"And you—" She stops. “Everything you did.”
"I’m so fucking sorry." I reach for her, but she pulls away. “I’m sorry, Adela. I am.”
"How do I come back from that?" She looks at me. Not angry. Not performing anything. Just a girl asking a real question. "How do I look at you and not see all of it. How do you come backfrom knowing that the person who loved you most was also the person who—"
"I don't know," I say, cutting her off. I can’t hear her fucking say it again. I told Theo and Beckett that I’d let her choose, but I’m not letting her go. I don’t give a fuck about keeping my word with them because all that matters is her.
“I need you to hear me. You can be mad at me, Adela, but don’t throw away everything we have together because of my stupid fucking mistake. It won’t ever happen again. I swear on my grandfather’s grave. I swear on my life. My heart is yours and only yours."
She looks at me for a long time.
The morning light sits between us.
"I'm still angry," she says.
"I know."
"I'm going to be angry for a long time."
"I understand."
"And you need to know that what happened in that hospital room—" Her voice drops. "That didn't go away. That's not something I'm going to just—"

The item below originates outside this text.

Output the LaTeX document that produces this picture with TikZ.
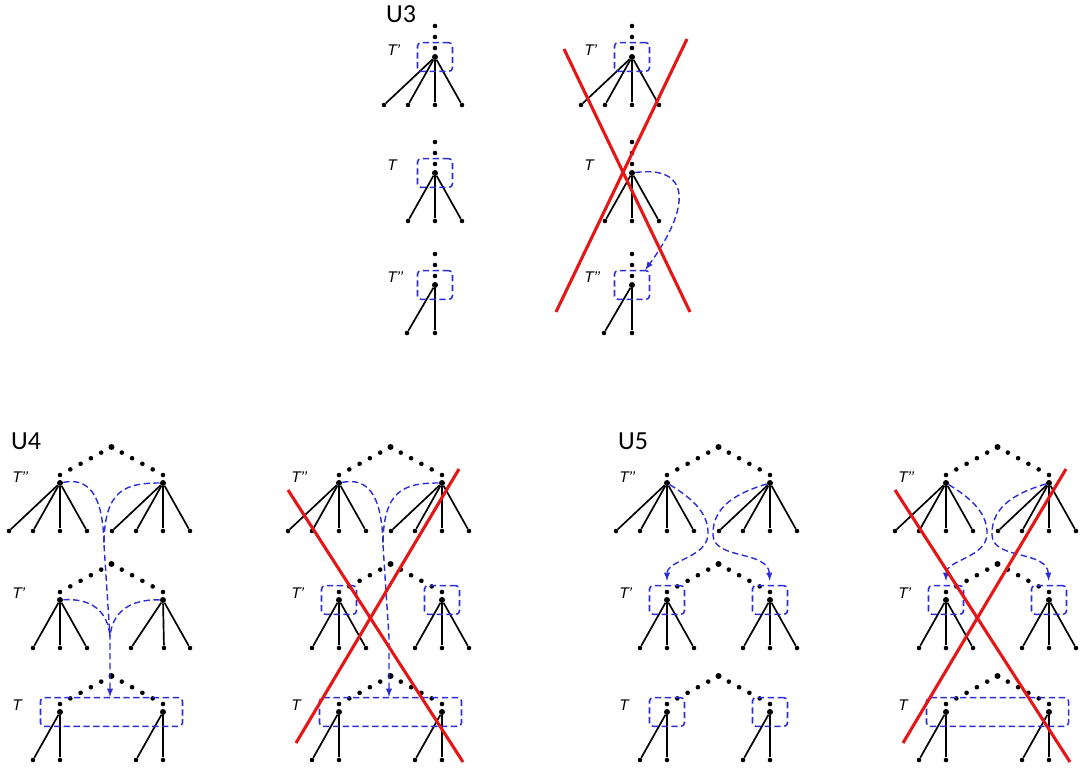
\documentclass[tikz,border=0pt]{standalone}
\usepackage{fontspec}
\setmainfont{Carlito}
\newfontfamily\labelFont{Liberation Sans}
\usetikzlibrary{arrows,calc}
\definecolor{crossRed}{RGB}{228,22,22}
\definecolor{flowBlue}{RGB}{45,45,215}
\newcommand{\leafDrop}{48}
\newcommand{\roofRise}{36}

\newcommand{\fanTree}[4]{%
  \node[bigdot] (#1) at (#2,#3) {};
  \foreach \dx [count=\i] in {#4} {
    \node[dot] (#1-\i) at ({#2+\dx},{#3+\leafDrop}) {};
    \draw[edge] (#1) -- (#1-\i);
  }
}
\newcommand{\stemTree}[4]{%
  \foreach \dy [count=\i] in {9,20,31}
    \node[dot] (#1-up\i) at (#2,{#3-\dy}) {};
  \fanTree{#1}{#2}{#3}{#4}
}
\newcommand{\stemColumn}[1]{%
  \node[lbl] (#1-tp-name) at (387,50) {T’};
  \node[lbl] (#1-t-name) at (387,165) {T};
  \node[lbl] (#1-tpp-name) at (387,277) {T’’};
  \stemTree{#1-tp}{435}{57}{-51,-27,0,27}
  \stemTree{#1-t}{435}{173}{-27,0,27}
  \stemTree{#1-tpp}{435}{285}{-28,0}
}
\newcommand{\roofLevel}[4]{%
  \fanTree{#1-l}{60}{#2}{#3}
  \fanTree{#1-r}{163}{#2}{#4}
  \node[bigdot] (#1-top) at (111.5,{#2-\roofRise}) {};
  \coordinate (#1-lu) at (60,{#2-8});
  \coordinate (#1-ru) at (163,{#2-8});
  \foreach \k in {1,...,5} {
    \node[dot] (#1-ld\k) at ($(#1-top)!\k/5!(#1-lu)$) {};
    \node[dot] (#1-rd\k) at ($(#1-top)!\k/5!(#1-ru)$) {};
  }
}
\newcommand{\roofPanel}[2]{%
  \node[lbl] (#1-tpp-name) at (12,477) {T’’};
  \node[lbl] (#1-tp-name) at (12,593) {T’};
  \node[lbl] (#1-t-name) at (12,705) {T};
  \roofLevel{#1-tpp}{483}{-51,-27,0,27}{-51,-27,0,27}
  \roofLevel{#1-tp}{600}{-27,0,27}{#2}
  \roofLevel{#1-t}{712}{-27,0}{-27,0}
}
\newcommand{\crossOut}[1]{%
  \coordinate (#1-xa1) at (9,490);
  \coordinate (#1-xa2) at (184,762);
  \coordinate (#1-xb1) at (180,469);
  \coordinate (#1-xb2) at (17,743);
  \draw[cross] (#1-xa1) -- (#1-xa2);
  \draw[cross] (#1-xb1) -- (#1-xb2);
}

\begin{document}
\begin{tikzpicture}[x=0.025cm, y=-0.025cm,
    dot/.style={circle, fill, inner sep=0pt, minimum size=0.115cm},
    bigdot/.style={dot, minimum size=0.15cm},
    edge/.style={line width=1.2pt},
    lbl/.style={anchor=west, inner sep=0pt, font=\labelFont\itshape\fontsize{11}{11}\selectfont},
    heading/.style={inner sep=0pt, font=\fontsize{18.5}{18.5}\selectfont},
    selbox/.style={draw=flowBlue, line width=1.1pt, dash pattern=on 4.5pt off 2.5pt,
      rounded corners=0.09cm, minimum width=0.875cm, minimum height=0.72cm, inner sep=0pt},
    flow/.style={draw=flowBlue, line width=1pt, dash pattern=on 4.5pt off 2.5pt},
    cross/.style={draw=crossRed, line width=2.2pt}]
\useasboundingbox (0,0) rectangle (1080,770);

\node[heading] (u3) at (401,14) {U3};
\node[heading] (u4) at (26,441) {U4};
\node[heading] (u5) at (633,441) {U5};

\stemColumn{sa}
\begin{scope}[shift={(197,0)}]
\stemColumn{sb}
\end{scope}
\node[selbox] (sa-tp-box) at (sa-tp) {};
\node[selbox] (sa-t-box) at (sa-t) {};
\node[selbox] (sa-tpp-box) at (sa-tpp) {};
\node[selbox] (sb-tp-box) at (sb-tp) {};
\node[selbox] (sb-tpp-box) at (sb-tpp) {};
\draw[flow,-latex] (sb-t) .. controls +(59,-8) and +(46,-63) .. ($(sb-tpp-box.north east)+(-5,0)$);
\coordinate (sx-a1) at (564,49);
\coordinate (sx-a2) at (690,312);
\coordinate (sx-b1) at (687,39);
\coordinate (sx-b2) at (556,312);
\draw[cross] (sx-a1) -- (sx-a2);
\draw[cross] (sx-b1) -- (sx-b2);

\roofPanel{pa}{-32,1,27}
\node[selbox, minimum width=3.55cm] (pa-t-box) at ($(pa-t-l)!0.5!(pa-t-r)$) {};
\coordinate (pa-m1) at (104,545);
\coordinate (pa-m2) at (110,637);
\draw[flow] (pa-tpp-l) .. controls +(26,-5) and +(-1,-55) .. (pa-m1);
\draw[flow] (pa-tpp-r) .. controls +(-38,0) and +(0,-55) .. (pa-m1);
\draw[flow] (pa-tp-l) .. controls +(30,-2) and +(-2,-27) .. (pa-m2);
\draw[flow] (pa-tp-r) .. controls +(-33,-1) and +(2,-25) .. (pa-m2);
\draw[flow,-latex] (pa-m1) -- (pa-m2) -- (pa-m2 |- pa-t-box.north);

\begin{scope}[shift={(279,0)}]
\roofPanel{pb}{-27,0,27}
\node[selbox] (pb-tp-lbox) at (pb-tp-l) {};
\node[selbox] (pb-tp-rbox) at (pb-tp-r) {};
\node[selbox, minimum width=3.55cm] (pb-t-box) at ($(pb-t-l)!0.5!(pb-t-r)$) {};
\coordinate (pb-m1) at (104,545);
\coordinate (pb-m2) at (110,637);
\draw[flow] (pb-tpp-l) .. controls +(26,-5) and +(-1,-55) .. (pb-m1);
\draw[flow] (pb-tpp-r) .. controls +(-38,0) and +(0,-55) .. (pb-m1);
\draw[flow,-latex] (pb-m1) -- (pb-m2) -- (pb-m2 |- pb-t-box.north);
\crossOut{pb}
\end{scope}

\begin{scope}[shift={(607,0)}]
\roofPanel{pc}{-27,0,27}
\node[selbox] (pc-tp-lbox) at (pc-tp-l) {};
\node[selbox] (pc-tp-rbox) at (pc-tp-r) {};
\node[selbox] (pc-t-lbox) at (pc-t-l) {};
\node[selbox] (pc-t-rbox) at (pc-t-r) {};
\draw[flow,-latex,shorten >=0.1cm] (pc-tpp-l) .. controls (88,500) and (102,515) .. (101,535)
  .. controls (99,558) and (60,560) .. (pc-tp-lbox.north);
\draw[flow,-latex,shorten >=0.1cm] (pc-tpp-r) .. controls (133,492) and (105,505) .. (106,535)
  .. controls (107,560) and (161,550) .. (pc-tp-rbox.north);
\end{scope}

\begin{scope}[shift={(886,0)}]
\roofPanel{pd}{-27,0,27}
\node[selbox] (pd-tp-lbox) at (pd-tp-l) {};
\node[selbox] (pd-tp-rbox) at (pd-tp-r) {};
\node[selbox, minimum width=3.55cm] (pd-t-box) at ($(pd-t-l)!0.5!(pd-t-r)$) {};
\draw[flow,-latex,shorten >=0.1cm] (pd-tpp-l) .. controls (88,500) and (102,515) .. (101,535)
  .. controls (99,558) and (60,560) .. (pd-tp-lbox.north);
\draw[flow,-latex,shorten >=0.1cm] (pd-tpp-r) .. controls (133,492) and (105,505) .. (106,535)
  .. controls (107,560) and (161,550) .. (pd-tp-rbox.north);
\crossOut{pd}
\end{scope}
\end{tikzpicture}
\end{document}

"I know," I say. "I'm not asking you to."
She looks at her hands.
I look at her hands too.
I think about every version of this girl I've known — the one in the blue dress at the party, the one in cherry print pajamas with Maeve, the one in my hospital room with her composed face doing the most convincing performance of her life, the one in this kitchen right now with her hands wrapped around a cold mug and her eyes tired and her composure finally, finally put down.
This one.
This is the one I love most.
The one with nothing left to perform.
"I'm not going anywhere," I say. "However long it takes. However angry you are. I'm not going anywhere."
She looks at me.
Something moves across her face.
Not forgiveness — it's too soon for forgiveness, and we both know it. But something. Something that was closed six weeks ago in a hospital room that is not entirely closed right now in this kitchen in the early morning gray.
“Stand up,” I say, standing from my chair.
I pull her into a hug. A tight, genuine hug. I’ve needed this for months.
“I know I fucked everything up, but I’m going to make it up to you.”
She doesn’t hug me back at first, but then her arms fall around me, and we stay in this hug for some time.
She pulls back. “Why am I here, Cody?”
I release her and rub my face. “Because… I’m not the only one who wants to talk to you.”
She picks up her mug and drinks her cold coffee.